The South Burnett Times has received word South Burnett Regional Council will soon start restoration work on one of the historic peanut threshers at Kingaroy's fascinating Heritage Museum.
The history of the region's peanut industry is a main focus of the museum's collection, which features agricultural machinery showing the ingenuity and inventiveness of the farmers and tradespeople throughout the ages.
Machinery for farming peanuts was not available in the early 1920s, so farmers invented their own.
The first was a bicycle-powered thresher built in 1909, which was followed by an American-made wheat thresher that a farmer converted to thresh peanuts.
In the late 1920s, Mr Harry Young designed and built a stationary peanut thresher.
These machines are all on display in the museum along with other prototypes of peanut harvesting machinery designed and built by South Burnett inventors. Some of their ideas are still in use today.
To undertake the restoration, the council will be moving the peanut thresher to South Burnett Woodcrafters, located in King St, Kingaroy.
The restoration, funded through the council's 2019-20 Operational Budget is anticipated to take several months, upon which the thresher will be returned to its current location.

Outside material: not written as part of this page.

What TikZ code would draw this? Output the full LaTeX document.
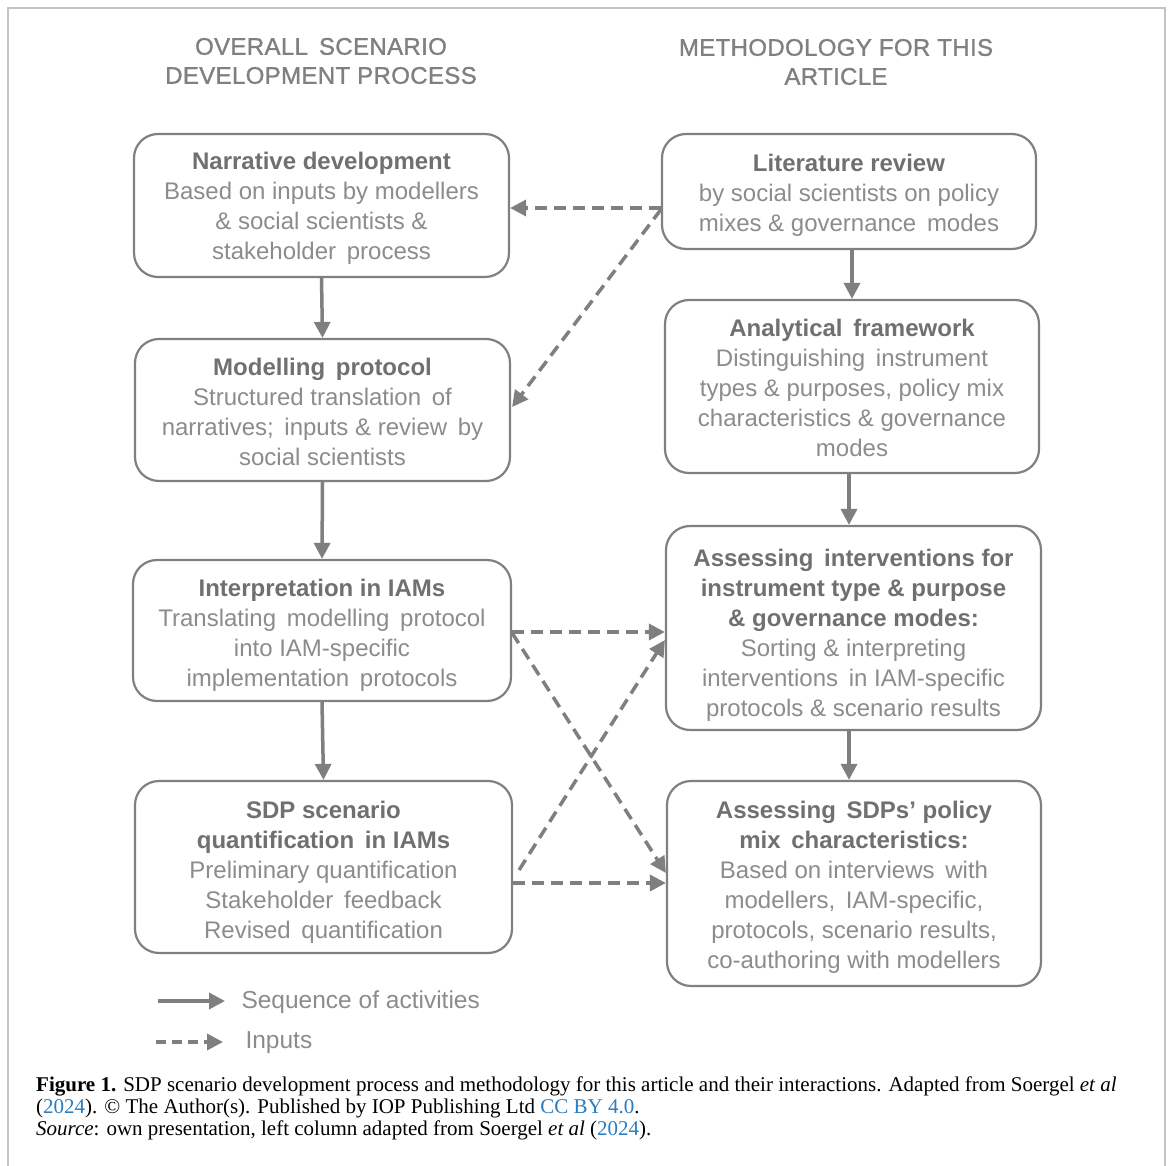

There will be some minor interruption to traffic from 10am until noon today to accommodate for this project.
Details are as follows:
• Vehicle access - Edward St, Kingaroy (between Mary St and Albert St)
• Pedestrian access - on Edward St, Kingaroy (between Mary St and Albert St)
• Detour via - Mary St/Doonkuna St/Albert St, Kingaroy
Council apologises for any inconvenience that these closures may cause.